_WHAT YOU ARE ASKED TO DO_.
Return the listing below word for word.

_GIVEN INFORMATION_.
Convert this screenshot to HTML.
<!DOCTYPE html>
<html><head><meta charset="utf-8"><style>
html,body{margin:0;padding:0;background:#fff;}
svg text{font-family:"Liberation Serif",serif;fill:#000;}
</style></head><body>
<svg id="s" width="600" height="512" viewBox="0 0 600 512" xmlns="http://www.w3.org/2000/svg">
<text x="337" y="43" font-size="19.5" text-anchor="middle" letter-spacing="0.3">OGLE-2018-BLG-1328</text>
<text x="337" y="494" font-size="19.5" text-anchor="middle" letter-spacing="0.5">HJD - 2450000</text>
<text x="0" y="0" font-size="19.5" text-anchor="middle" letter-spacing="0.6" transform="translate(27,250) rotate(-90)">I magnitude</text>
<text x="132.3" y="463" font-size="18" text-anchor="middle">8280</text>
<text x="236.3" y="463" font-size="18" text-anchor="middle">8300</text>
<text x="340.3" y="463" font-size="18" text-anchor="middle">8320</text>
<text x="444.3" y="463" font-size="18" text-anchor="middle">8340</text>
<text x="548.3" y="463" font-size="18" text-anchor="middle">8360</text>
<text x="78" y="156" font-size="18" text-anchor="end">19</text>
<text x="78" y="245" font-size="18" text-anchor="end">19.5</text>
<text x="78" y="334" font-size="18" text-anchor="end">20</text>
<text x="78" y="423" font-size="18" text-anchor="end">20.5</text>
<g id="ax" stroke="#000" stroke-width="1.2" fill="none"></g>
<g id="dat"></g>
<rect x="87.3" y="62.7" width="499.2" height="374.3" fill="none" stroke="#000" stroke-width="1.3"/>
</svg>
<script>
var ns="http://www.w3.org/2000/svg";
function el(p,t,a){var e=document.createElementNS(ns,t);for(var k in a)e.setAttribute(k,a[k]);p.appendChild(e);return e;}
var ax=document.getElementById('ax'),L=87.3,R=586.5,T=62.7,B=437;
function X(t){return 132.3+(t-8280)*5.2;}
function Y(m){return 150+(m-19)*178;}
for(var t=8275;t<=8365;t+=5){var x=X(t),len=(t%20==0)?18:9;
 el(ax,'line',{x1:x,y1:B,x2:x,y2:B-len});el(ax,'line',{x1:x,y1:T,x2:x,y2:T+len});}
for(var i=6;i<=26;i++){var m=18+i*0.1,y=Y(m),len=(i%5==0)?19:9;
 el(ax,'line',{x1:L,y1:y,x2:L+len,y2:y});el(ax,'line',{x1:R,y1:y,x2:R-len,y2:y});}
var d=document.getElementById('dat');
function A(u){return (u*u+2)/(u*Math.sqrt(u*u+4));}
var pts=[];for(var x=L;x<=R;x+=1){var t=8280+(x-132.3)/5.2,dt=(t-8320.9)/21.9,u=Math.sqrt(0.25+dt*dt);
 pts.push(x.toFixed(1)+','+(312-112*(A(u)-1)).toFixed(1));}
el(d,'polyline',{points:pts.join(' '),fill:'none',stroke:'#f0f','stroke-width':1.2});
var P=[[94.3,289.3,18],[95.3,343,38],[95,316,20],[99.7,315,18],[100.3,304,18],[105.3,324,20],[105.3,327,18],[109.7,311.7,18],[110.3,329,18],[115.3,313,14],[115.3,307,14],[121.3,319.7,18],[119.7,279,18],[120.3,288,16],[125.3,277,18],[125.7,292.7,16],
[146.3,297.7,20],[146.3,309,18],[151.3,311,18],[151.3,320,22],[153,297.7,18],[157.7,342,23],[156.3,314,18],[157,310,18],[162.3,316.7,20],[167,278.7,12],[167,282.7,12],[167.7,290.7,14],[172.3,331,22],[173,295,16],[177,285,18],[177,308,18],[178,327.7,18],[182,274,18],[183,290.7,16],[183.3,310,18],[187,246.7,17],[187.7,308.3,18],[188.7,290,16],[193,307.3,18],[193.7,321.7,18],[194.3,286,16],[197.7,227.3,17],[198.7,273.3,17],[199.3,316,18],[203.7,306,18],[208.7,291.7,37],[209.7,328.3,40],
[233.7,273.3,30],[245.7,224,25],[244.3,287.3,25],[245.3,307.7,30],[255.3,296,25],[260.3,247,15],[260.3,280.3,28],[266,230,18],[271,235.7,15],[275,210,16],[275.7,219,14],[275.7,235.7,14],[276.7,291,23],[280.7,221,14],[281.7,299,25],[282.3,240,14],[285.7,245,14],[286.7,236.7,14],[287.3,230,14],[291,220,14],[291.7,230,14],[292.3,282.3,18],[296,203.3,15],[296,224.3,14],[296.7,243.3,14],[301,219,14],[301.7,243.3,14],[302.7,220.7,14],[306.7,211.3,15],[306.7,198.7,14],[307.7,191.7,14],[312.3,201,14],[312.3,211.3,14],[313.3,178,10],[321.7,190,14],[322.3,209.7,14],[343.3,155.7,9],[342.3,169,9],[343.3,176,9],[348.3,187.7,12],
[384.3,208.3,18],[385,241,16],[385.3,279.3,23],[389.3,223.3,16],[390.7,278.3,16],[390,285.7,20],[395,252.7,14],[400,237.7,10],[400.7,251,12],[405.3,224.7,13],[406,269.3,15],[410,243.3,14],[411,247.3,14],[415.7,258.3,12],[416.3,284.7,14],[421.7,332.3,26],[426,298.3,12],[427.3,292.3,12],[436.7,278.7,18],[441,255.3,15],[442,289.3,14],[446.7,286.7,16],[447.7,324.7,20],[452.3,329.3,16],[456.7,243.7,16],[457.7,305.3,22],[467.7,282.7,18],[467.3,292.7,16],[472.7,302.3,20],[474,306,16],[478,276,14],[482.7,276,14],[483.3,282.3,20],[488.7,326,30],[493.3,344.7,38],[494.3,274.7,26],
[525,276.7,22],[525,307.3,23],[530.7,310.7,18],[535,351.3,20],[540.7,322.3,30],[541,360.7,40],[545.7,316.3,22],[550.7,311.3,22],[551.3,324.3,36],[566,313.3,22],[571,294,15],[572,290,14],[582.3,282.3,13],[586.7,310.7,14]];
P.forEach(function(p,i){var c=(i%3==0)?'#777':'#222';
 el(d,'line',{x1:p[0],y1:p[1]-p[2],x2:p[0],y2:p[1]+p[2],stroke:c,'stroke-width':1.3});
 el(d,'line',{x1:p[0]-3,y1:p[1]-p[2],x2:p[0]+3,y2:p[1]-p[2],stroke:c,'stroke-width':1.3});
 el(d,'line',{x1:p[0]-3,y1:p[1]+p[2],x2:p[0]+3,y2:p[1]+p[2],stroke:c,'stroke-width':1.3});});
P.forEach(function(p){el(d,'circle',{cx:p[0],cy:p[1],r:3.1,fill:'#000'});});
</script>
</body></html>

_RESULT FOR THIS EXERCISE_.
Convert this screenshot to HTML.
<!DOCTYPE html>
<html><head><meta charset="utf-8"><style>
html,body{margin:0;padding:0;background:#fff;}
svg text{font-family:"Liberation Serif",serif;fill:#000;}
</style></head><body>
<svg id="s" width="600" height="512" viewBox="0 0 600 512" xmlns="http://www.w3.org/2000/svg">
<text x="337" y="43" font-size="19.5" text-anchor="middle" letter-spacing="0.3">OGLE-2018-BLG-1328</text>
<text x="337" y="494" font-size="19.5" text-anchor="middle" letter-spacing="0.5">HJD - 2450000</text>
<text x="0" y="0" font-size="19.5" text-anchor="middle" letter-spacing="0.6" transform="translate(27,250) rotate(-90)">I magnitude</text>
<text x="132.3" y="463" font-size="18" text-anchor="middle">8280</text>
<text x="236.3" y="463" font-size="18" text-anchor="middle">8300</text>
<text x="340.3" y="463" font-size="18" text-anchor="middle">8320</text>
<text x="444.3" y="463" font-size="18" text-anchor="middle">8340</text>
<text x="548.3" y="463" font-size="18" text-anchor="middle">8360</text>
<text x="78" y="156" font-size="18" text-anchor="end">19</text>
<text x="78" y="245" font-size="18" text-anchor="end">19.5</text>
<text x="78" y="334" font-size="18" text-anchor="end">20</text>
<text x="78" y="423" font-size="18" text-anchor="end">20.5</text>
<g id="ax" stroke="#000" stroke-width="1.2" fill="none"></g>
<g id="dat"></g>
<rect x="87.3" y="62.7" width="499.2" height="374.3" fill="none" stroke="#000" stroke-width="1.3"/>
</svg>
<script>
var ns="http://www.w3.org/2000/svg";
function el(p,t,a){var e=document.createElementNS(ns,t);for(var k in a)e.setAttribute(k,a[k]);p.appendChild(e);return e;}
var ax=document.getElementById('ax'),L=87.3,R=586.5,T=62.7,B=437;
function X(t){return 132.3+(t-8280)*5.2;}
function Y(m){return 150+(m-19)*178;}
for(var t=8275;t<=8365;t+=5){var x=X(t),len=(t%20==0)?18:9;
 el(ax,'line',{x1:x,y1:B,x2:x,y2:B-len});el(ax,'line',{x1:x,y1:T,x2:x,y2:T+len});}
for(var i=6;i<=26;i++){var m=18+i*0.1,y=Y(m),len=(i%5==0)?19:9;
 el(ax,'line',{x1:L,y1:y,x2:L+len,y2:y});el(ax,'line',{x1:R,y1:y,x2:R-len,y2:y});}
var d=document.getElementById('dat');
function A(u){return (u*u+2)/(u*Math.sqrt(u*u+4));}
var pts=[];for(var x=L;x<=R;x+=1){var t=8280+(x-132.3)/5.2,dt=(t-8320.9)/21.9,u=Math.sqrt(0.25+dt*dt);
 pts.push(x.toFixed(1)+','+(312-112*(A(u)-1)).toFixed(1));}
el(d,'polyline',{points:pts.join(' '),fill:'none',stroke:'#f0f','stroke-width':1.2});
var P=[[94.3,289.3,18],[95.3,343,38],[95,316,20],[99.7,315,18],[100.3,304,18],[105.3,324,20],[105.3,327,18],[109.7,311.7,18],[110.3,329,18],[115.3,313,14],[115.3,307,14],[121.3,319.7,18],[119.7,279,18],[120.3,288,16],[125.3,277,18],[125.7,292.7,16],
[146.3,297.7,20],[146.3,309,18],[151.3,311,18],[151.3,320,22],[153,297.7,18],[157.7,342,23],[156.3,314,18],[157,310,18],[162.3,316.7,20],[167,278.7,12],[167,282.7,12],[167.7,290.7,14],[172.3,331,22],[173,295,16],[177,285,18],[177,308,18],[178,327.7,18],[182,274,18],[183,290.7,16],[183.3,310,18],[187,246.7,17],[187.7,308.3,18],[188.7,290,16],[193,307.3,18],[193.7,321.7,18],[194.3,286,16],[197.7,227.3,17],[198.7,273.3,17],[199.3,316,18],[203.7,306,18],[208.7,291.7,37],[209.7,328.3,40],
[233.7,273.3,30],[245.7,224,25],[244.3,287.3,25],[245.3,307.7,30],[255.3,296,25],[260.3,247,15],[260.3,280.3,28],[266,230,18],[271,235.7,15],[275,210,16],[275.7,219,14],[275.7,235.7,14],[276.7,291,23],[280.7,221,14],[281.7,299,25],[282.3,240,14],[285.7,245,14],[286.7,236.7,14],[287.3,230,14],[291,220,14],[291.7,230,14],[292.3,282.3,18],[296,203.3,15],[296,224.3,14],[296.7,243.3,14],[301,219,14],[301.7,243.3,14],[302.7,220.7,14],[306.7,211.3,15],[306.7,198.7,14],[307.7,191.7,14],[312.3,201,14],[312.3,211.3,14],[313.3,178,10],[321.7,190,14],[322.3,209.7,14],[343.3,155.7,9],[342.3,169,9],[343.3,176,9],[348.3,187.7,12],
[384.3,208.3,18],[385,241,16],[385.3,279.3,23],[389.3,223.3,16],[390.7,278.3,16],[390,285.7,20],[395,252.7,14],[400,237.7,10],[400.7,251,12],[405.3,224.7,13],[406,269.3,15],[410,243.3,14],[411,247.3,14],[415.7,258.3,12],[416.3,284.7,14],[421.7,332.3,26],[426,298.3,12],[427.3,292.3,12],[436.7,278.7,18],[441,255.3,15],[442,289.3,14],[446.7,286.7,16],[447.7,324.7,20],[452.3,329.3,16],[456.7,243.7,16],[457.7,305.3,22],[467.7,282.7,18],[467.3,292.7,16],[472.7,302.3,20],[474,306,16],[478,276,14],[482.7,276,14],[483.3,282.3,20],[488.7,326,30],[493.3,344.7,38],[494.3,274.7,26],
[525,276.7,22],[525,307.3,23],[530.7,310.7,18],[535,351.3,20],[540.7,322.3,30],[541,360.7,40],[545.7,316.3,22],[550.7,311.3,22],[551.3,324.3,36],[566,313.3,22],[571,294,15],[572,290,14],[582.3,282.3,13],[586.7,310.7,14]];
P.forEach(function(p,i){var c=(i%3==0)?'#777':'#222';
 el(d,'line',{x1:p[0],y1:p[1]-p[2],x2:p[0],y2:p[1]+p[2],stroke:c,'stroke-width':1.3});
 el(d,'line',{x1:p[0]-3,y1:p[1]-p[2],x2:p[0]+3,y2:p[1]-p[2],stroke:c,'stroke-width':1.3});
 el(d,'line',{x1:p[0]-3,y1:p[1]+p[2],x2:p[0]+3,y2:p[1]+p[2],stroke:c,'stroke-width':1.3});});
P.forEach(function(p){el(d,'circle',{cx:p[0],cy:p[1],r:3.1,fill:'#000'});});
</script>
</body></html>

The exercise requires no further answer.